Migrating databases across platforms is not only time-consuming, but exceedingly complex. Utilizing Rackspace Fanatical Support for AWS to manage the move, Epsilon reports its users did not even notice it had undergone migration as the vendor blends automation, technology and human expertise to deliver ongoing architecture management, security service, and 24/7 operations.

According to Matthew Nethaway, Head of Solution Architect, Rackspace, there are a few areas in which Rackspace plugs into the business. “We have a team of solution architects based out of Hong Kong and we work with customers to design a platform that would meet the business requirements. These are things like auto scanning, making sure the solutions are spread across multiple availabilities and ensure there is high availability,” explains Nethaway, adding that the aim is to build “a self-healing, self-scaling environment” for the customers, such that they don’t have to worry about having the manpower to manually scale and add in additional instances.

“We set it up so they just automatically occur,” states Nethaway. “We make sure that a company is able to match their infrastructure spend with traffic peaks and troughs.”

Benefits and Challenges

Most organizations looking to jump into the cloud begin their journeys with the mindset that there will be initial cost savings. Nethaway, however, points out that this may not always be the case. “Whilst over time companies may be able to optimize the platform to take advantage of some cloud benefits like auto-scaling, initially they may not necessarily be in that level of cost savings. There’s a need to optimize the application and platform first in order to take advantage of these cloud benefits. Obviously that goes back on the customer side—whether they have the knowledge and expertise internally to reap such benefits,” he explains.
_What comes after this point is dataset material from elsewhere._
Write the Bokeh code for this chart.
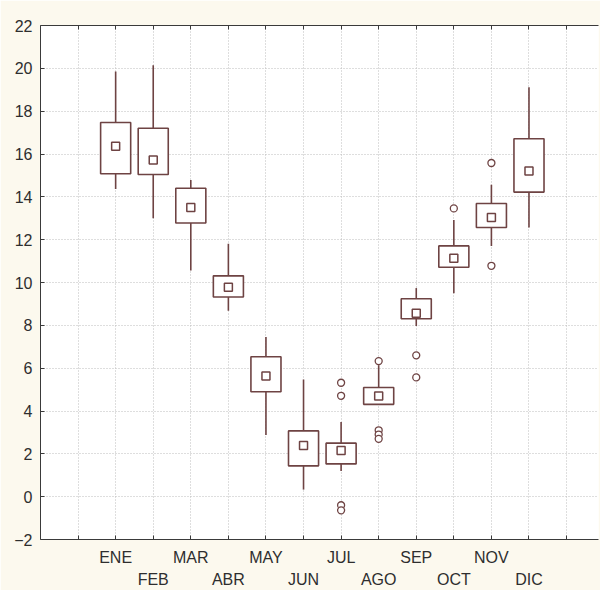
from bokeh.plotting import figure
from bokeh.models import (Range1d, LinearAxis, FixedTicker, ColumnDataSource)
from bokeh.embed import file_html
from bokeh.resources import INLINE

# ---- data ----
months = ["ENE", "FEB", "MAR", "ABR", "MAY", "JUN", "JUL", "AGO", "SEP", "OCT", "NOV", "DIC"]
pos = [2, 3, 4, 5, 6, 7, 8, 9, 10, 11, 12, 13]
whisk_hi = [19.85, 20.14, 14.79, 11.81, 7.46, 5.47, 3.49, 6.14, 9.74, 12.92, 14.56, 19.12]
box_hi = [17.47, 17.20, 14.40, 10.31, 6.53, 3.07, 2.50, 5.10, 9.24, 11.71, 13.69, 16.71]
center = [16.36, 15.72, 13.50, 9.78, 5.64, 2.39, 2.15, 4.70, 8.57, 11.13, 13.04, 15.21]
box_lo = [15.08, 15.04, 12.78, 9.32, 4.90, 1.44, 1.53, 4.31, 8.31, 10.71, 12.57, 14.22]
whisk_lo = [14.36, 13.00, 10.56, 8.68, 2.88, 0.33, 1.20, 4.28, 7.97, 9.50, 11.71, 12.57]
out_month = ["JUL", "JUL", "JUL", "JUL", "AGO", "AGO", "AGO", "AGO", "SEP", "SEP", "OCT", "NOV", "NOV"]
out_value = [5.32, 4.71, -0.40, -0.64, 6.33, 3.10, 2.90, 2.70, 6.60, 5.57, 13.46, 15.58, 10.78]
y_ticks = [-2, 0, 2, 4, 6, 8, 10, 12, 14, 16, 18, 20, 22]
x_grid = [1, 2, 3, 4, 5, 6, 7, 8, 9, 10, 11, 12, 13, 14]

col = "#6e4343"
txt = "#2e2e2e"
font = "Liberation Sans"

src = ColumnDataSource(dict(x=pos, hi=whisk_hi, bhi=box_hi, c=center, blo=box_lo, lo=whisk_lo))
mpos = dict(zip(months, pos))
osrc = ColumnDataSource(dict(x=[mpos[m] for m in out_month], y=out_value))

p = figure(width=600, height=590, output_backend="svg", toolbar_location=None,
           x_range=Range1d(0, 14.85), y_range=Range1d(-2, 22),
           x_axis_location=None, y_axis_location=None,
           min_border_left=40, min_border_right=2, min_border_top=25, min_border_bottom=50)
p.background_fill_color = "white"
p.border_fill_color = "#fcf9ee"
p.outline_line_color = None

# axes
yax = LinearAxis(ticker=FixedTicker(ticks=y_ticks))
xax1 = LinearAxis(ticker=FixedTicker(ticks=x_grid))
ov1 = {t: "" for t in x_grid}
ov1.update({pos[i]: months[i] for i in range(0, 12, 2)})
xax1.major_label_overrides = ov1
xax2 = LinearAxis(ticker=FixedTicker(ticks=pos[1::2]))
xax2.major_label_overrides = {pos[i]: months[i] for i in range(1, 12, 2)}
top = LinearAxis(ticker=FixedTicker(ticks=x_grid))

for ax in (yax, xax1, xax2, top):
    ax.major_label_text_font = font
    ax.major_label_text_font_size = "16px"
    ax.major_label_text_color = txt
    ax.minor_tick_line_color = None
    ax.major_tick_in = 4
    ax.major_tick_out = 0
    ax.axis_line_color = "#3a3a3a"
    ax.major_tick_line_color = "#3a3a3a"
xax2.axis_line_color = None
xax2.major_tick_line_color = None
top.major_label_text_alpha = 0
top.major_label_text_font_size = "1px"
yax.major_label_standoff = 8
xax1.major_label_standoff = 9
xax2.major_label_standoff = 2
top.major_label_standoff = 0

p.add_layout(yax, "left")
p.add_layout(xax1, "below")
p.add_layout(xax2, "below")
p.add_layout(top, "above")

p.xgrid.ticker = FixedTicker(ticks=x_grid)
p.ygrid.ticker = FixedTicker(ticks=y_ticks)
for g in (p.xgrid, p.ygrid):
    g.grid_line_color = "#bdbdbd"
    g.grid_line_dash = "1 2"
    g.grid_line_width = 1

# whiskers
p.segment(x0="x", y0="lo", x1="x", y1="hi", source=src, line_color=col, line_width=1.6)
p.rect(x="x", y="hi", width=0.56, height=0, source=src, line_color=col, line_width=1.6)
p.rect(x="x", y="lo", width=0.56, height=0, source=src, line_color=col, line_width=1.6)
# boxes
p.vbar(x="x", width=0.8, bottom="blo", top="bhi", source=src,
       fill_color="white", line_color=col, line_width=1.6)
# center markers
p.scatter(x="x", y="c", source=src, marker="square", size=8, fill_color="white",
          line_color=col, line_width=1.5)
# outliers
p.scatter(x="x", y="y", source=osrc, marker="circle", size=7, fill_color="white",
          line_color=col, line_width=1.3)

open("out.html", "w").write(file_html(p, INLINE))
In the case of Epsilon, one of the key advantages of leveraging Rackspace’s Managed Services on AWS was that it enabled the company to focus on its core business: managing the application to support customer engagement and brand building for its clients. With Amazon as their infrastructure provider and Rackspace managing their cloud migration, Epsilon matched two best-of-breed products, according to Chen. He relates that his team is quite satisfied with their migration journey and reports to have reduced the amount of latency by 80 percent. “This allows our users to do their daily work very quickly and they can go on to tend to their business instead of fussing over page-coding issues,” he says.

“Epsilon takes a very customer first approach, and obviously Rackspace is an organization that does as well. We have a great synergy there,” says Nethaway. “For the gaps in companies like Epsilon—who have no teams of developers internally and don’t necessarily have infrastructure teams available—Rackspace acts as a bridge. We’re essentially the extension of their IT teams,” he shares.